[Editorial] Homework to do

With the campaigns for Wednesday’s general election in the final stretch, voters should think about decisions they have already made or will make. Here are some of the points we suggest voters ponder over before they go to the polling stations.

First, the quadrennial election should serve as a verdict on the administration of President Park Geun-hye. Her five-year single term of office has already passed its midway point, but an election like this is usually regarded as a sort of midterm evaluation of an administration. Voters should grade what the Park presidency has done.

The first criteria of course should be whether your life is better off than before Park moved into the Blue House with a promise to open a “happy era” for all Koreans. Most of all, how you feel about the economy should be a major factor in deciding whether to vote for the ruling party candidate or not.

The second point in the checklist — which is no less important than the economy — should be Park’s foreign policy. The election comes at a time when the administration is facing the most formidable challenges in recent years over North Korea’s nuclear and missile threats.

It is obvious that the rogue regime led by an unpredictable 33-year-old dictator is to primarily blame for the current crisis. But that does not mean that Park had little to do with the current situation on the peninsula. Voters should make a judgement on the way the Park administration had dealt with North Korea and how it is coping with the latest threats from the North’s weapons of mass destruction.

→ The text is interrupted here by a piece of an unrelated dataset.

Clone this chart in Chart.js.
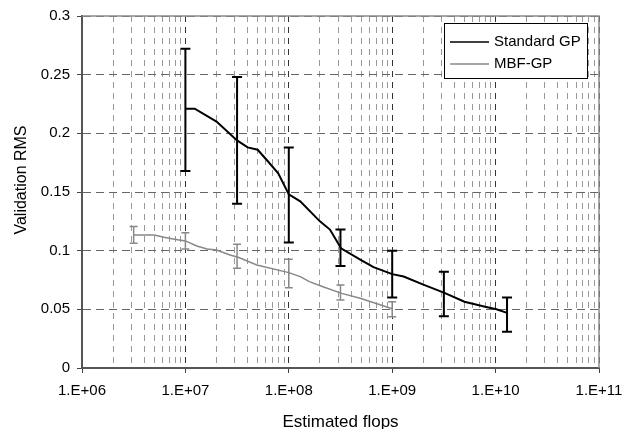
<!DOCTYPE html>
<html lang="en">
<head>
<meta charset="UTF-8">
<title>Validation RMS vs estimated flops</title>
<script src="https://cdn.jsdelivr.net/npm/chart.js"></script>
<style>
  body { margin: 0; padding: 0; background: #fff; }
  #wrap { width: 624px; height: 429px; }
</style>
</head>
<body>
<div id="wrap"><canvas id="chart" width="624" height="429"></canvas></div>
<script>
    const FONT = '"Liberation Sans", Arial, Helvetica, sans-serif';

    // Standard GP curve (x = estimated flops, y = validation RMS)
    const stdX = [1.0e7, 1.23e7, 2.0e7, 3.16e7, 4.0e7, 5.0e7, 6.3e7, 7.9e7, 1.0e8, 1.29e8, 2.0e8, 2.5e8,
                  3.2e8, 5.0e8, 6.6e8, 1.0e9, 1.29e9, 2.0e9, 3.2e9, 5.0e9, 8.1e9, 1.02e10, 1.29e10];
    const stdY = [0.221, 0.221, 0.210, 0.194, 0.188, 0.186, 0.176, 0.166, 0.148, 0.142, 0.125, 0.118,
                  0.102, 0.092, 0.086, 0.080, 0.078, 0.071, 0.064, 0.0565, 0.052, 0.050, 0.047];
    // Standard GP error bars
    const stdErrX  = [1e7, 3.16e7, 1e8, 3.16e8, 1e9, 3.16e9, 1.29e10];
    const stdErrHi = [0.272, 0.248, 0.188, 0.118, 0.100, 0.082, 0.060];
    const stdErrLo = [0.168, 0.140, 0.107, 0.087, 0.060, 0.044, 0.031];

    // MBF-GP curve
    const mbfX = [3.16e6, 5.0e6, 6.2e6, 7.6e6, 1.0e7, 1.29e7, 1.62e7, 2.0e7, 2.7e7, 3.24e7, 4.9e7,
                  1.0e8, 1.29e8, 1.58e8, 2.14e8, 3.24e8, 4.9e8, 1.0e9];
    const mbfY = [0.1134, 0.1134, 0.1114, 0.1100, 0.1083, 0.1040, 0.1014, 0.1006, 0.0963, 0.0944, 0.0878,
                  0.0813, 0.0779, 0.0736, 0.0693, 0.0636, 0.0594, 0.0505];
    // MBF-GP error bars
    const mbfErrX  = [3.16e6, 1e7, 3.16e7, 1e8, 3.16e8, 1e9];
    const mbfErrHi = [0.1205, 0.1153, 0.1054, 0.0927, 0.0708, 0.0565];
    const mbfErrLo = [0.1063, 0.1014, 0.0850, 0.0685, 0.0580, 0.0437];

    // axis ticks
    const xTickValues = [1e6, 1e7, 1e8, 1e9, 1e10, 1e11];
    const xTickLabels = ['1.E+06', '1.E+07', '1.E+08', '1.E+09', '1.E+10', '1.E+11'];
    const yTickValues = [0, 0.05, 0.1, 0.15, 0.2, 0.25, 0.3];
    const yTickLabels = ['0', '0.05', '0.1', '0.15', '0.2', '0.25', '0.3'];

    const seriesNames = ['Standard GP', 'MBF-GP'];
    const seriesColors = ['#000000', '#888888'];

    const toPoints = (xs, ys) => xs.map((v, i) => ({ x: v, y: ys[i] }));
    const isDecade = v => xTickValues.includes(v);

    const errSets = [
        { xs: stdErrX, hi: stdErrHi, lo: stdErrLo, color: seriesColors[0], width: 2, cap: 5 },
        { xs: mbfErrX, hi: mbfErrHi, lo: mbfErrLo, color: seriesColors[1], width: 1.5, cap: 4 }
    ];

    // error bars, frame, axis titles and the boxed legend
    const extras = {
        id: 'extras',
        beforeDatasetsDraw(chart) {
            const { ctx, chartArea: a } = chart;
            ctx.save();
            ctx.strokeStyle = '#8a8a8a';
            ctx.lineWidth = 1.5;
            ctx.beginPath();
            ctx.moveTo(a.left, a.top);
            ctx.lineTo(a.right, a.top);
            ctx.lineTo(a.right, a.bottom);
            ctx.stroke();
            ctx.restore();
        },
        afterDatasetsDraw(chart) {
            const { ctx, scales: { x, y } } = chart;
            errSets.forEach(s => {
                ctx.save();
                ctx.strokeStyle = s.color;
                ctx.lineWidth = s.width;
                s.xs.forEach((v, i) => {
                    const px = x.getPixelForValue(v);
                    const yh = y.getPixelForValue(s.hi[i]);
                    const yl = y.getPixelForValue(s.lo[i]);
                    ctx.beginPath();
                    ctx.moveTo(px, yh); ctx.lineTo(px, yl);
                    ctx.moveTo(px - s.cap, yh); ctx.lineTo(px + s.cap, yh);
                    ctx.moveTo(px - s.cap, yl); ctx.lineTo(px + s.cap, yl);
                    ctx.stroke();
                });
                ctx.restore();
            });
        },
        afterDraw(chart) {
            const { ctx, chartArea: a } = chart;
            ctx.save();
            ctx.fillStyle = '#000';
            // x title
            ctx.font = '17px ' + FONT;
            ctx.textAlign = 'center';
            ctx.textBaseline = 'alphabetic';
            ctx.fillText('Estimated flops', (a.left + a.right) / 2, 427);
            // y title
            ctx.save();
            ctx.translate(26, 180);
            ctx.rotate(-Math.PI / 2);
            ctx.font = '16px ' + FONT;
            ctx.fillText('Validation RMS', 0, 0);
            ctx.restore();

            // legend box
            const lx = 444, ly = 23, lw = 143, lh = 55;
            ctx.fillStyle = '#fff';
            ctx.fillRect(lx, ly, lw, lh);
            ctx.strokeStyle = '#000';
            ctx.lineWidth = 1;
            ctx.strokeRect(lx + 0.5, ly + 0.5, lw, lh);
            ctx.font = '15px ' + FONT;
            ctx.textAlign = 'left';
            ctx.textBaseline = 'middle';
            chart.data.datasets.forEach((ds, i) => {
                const yy = ly + 19 + i * 22;
                ctx.strokeStyle = ds.borderColor;
                ctx.lineWidth = 1.5;
                ctx.beginPath();
                ctx.moveTo(lx + 6, yy);
                ctx.lineTo(lx + 45, yy);
                ctx.stroke();
                ctx.fillStyle = '#000';
                ctx.fillText(ds.label, lx + 50, yy);
            });
            ctx.restore();
        }
    };

    new Chart(document.getElementById('chart'), {
        type: 'line',
        data: {
            datasets: [
                {
                    label: seriesNames[0],
                    data: toPoints(stdX, stdY),
                    borderColor: seriesColors[0],
                    borderWidth: 2,
                    pointRadius: 0,
                    tension: 0,
                    fill: false
                },
                {
                    label: seriesNames[1],
                    data: toPoints(mbfX, mbfY),
                    borderColor: seriesColors[1],
                    borderWidth: 1.5,
                    pointRadius: 0,
                    tension: 0,
                    fill: false
                }
            ]
        },
        options: {
            responsive: false,
            animation: false,
            layout: { padding: { top: 16, right: 25, bottom: 0, left: 0 } },
            plugins: {
                legend: { display: false },
                tooltip: { enabled: false }
            },
            scales: {
                x: {
                    type: 'logarithmic',
                    min: 1e6,
                    max: 1e11,
                    afterBuildTicks: scale => {
                        // decades plus 2..9 minor lines in between
                        const t = [];
                        xTickValues.forEach((d, i) => {
                            t.push({ value: d });
                            if (i < xTickValues.length - 1) {
                                for (let m = 2; m <= 9; m++) t.push({ value: m * d });
                            }
                        });
                        scale.ticks = t;
                    },
                    afterFit: scale => {
                        scale.height = 61;
                        scale.paddingLeft = 0;
                        scale.paddingRight = 0;
                    },
                    ticks: {
                        autoSkip: false,
                        maxRotation: 0,
                        padding: 9,
                        color: '#000',
                        font: { family: FONT, size: 15 },
                        callback: v => isDecade(v) ? xTickLabels[xTickValues.indexOf(v)] : ''
                    },
                    grid: {
                        color: c => isDecade(c.tick.value) ? '#333' : '#999',
                        lineWidth: 1,
                        tickLength: 5,
                        tickColor: c => isDecade(c.tick.value) ? '#444' : 'rgba(0,0,0,0)'
                    },
                    border: { color: '#555', width: 2, dash: [6, 5] }
                },
                y: {
                    min: 0,
                    max: 0.3,
                    afterBuildTicks: scale => { scale.ticks = yTickValues.map(v => ({ value: v })); },
                    afterFit: scale => {
                        scale.width = 82;
                        scale.paddingTop = 0;
                        scale.paddingBottom = 0;
                    },
                    ticks: {
                        padding: 7,
                        color: '#000',
                        font: { family: FONT, size: 15 },
                        callback: (v, i) => yTickLabels[i]
                    },
                    grid: {
                        color: '#666',
                        lineWidth: 1,
                        tickLength: 5,
                        tickColor: '#444'
                    },
                    border: { color: '#555', width: 2, dash: [8, 5] }
                }
            }
        },
        plugins: [extras]
    });
</script>
</body>
</html>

The scorecard on the Park presidency and her ruling party should also include an assessment of her domestic policies — like those on its professed reform of the labor market and three other major sectors and the decision to publish state-authored Korean history textbooks for middle and high school students. Also to be considered is the internal power struggle between those loyal to Park and the minority faction.

The upcoming election, which will elect 300 lawmakers, including 47 under proportional representation, should hand out a verdict on the main opposition Minjoo Party of Korea as well.

Did the party properly check the government and the ruling party? Did it behave as a responsible opposition or as only a disrupter of the parliamentary business? Does it have potential to become an alternative force to take power in the next presidential election? Voters will have to find answers to these questions themselves.

Besides the questions about Park-Saenuri and Minjoo, voters should also ponder some questions about the People’s Party. Is the party fulfilling its promises to engage in politics different from the past? Can or should the party become a solid third party to end the domination of two big parties?

If you have got your all the scorecards of Park and major parties, it’s time to take a close look at the qualifications of individual candidates in your constituency.

Your bar should be high enough to block those unfit for parliamentary duty: people who have counts of criminal records or tax delinquencies or those who have a history of abusing their power and using foul language, and those who changed their party affiliations only to get elected.

All in all, it would be pretty difficult to make good choices, but there should be the second-best or the second-worst candidate — if you could not find the best one — and picking them would still be better than deciding not to go to the polling stations.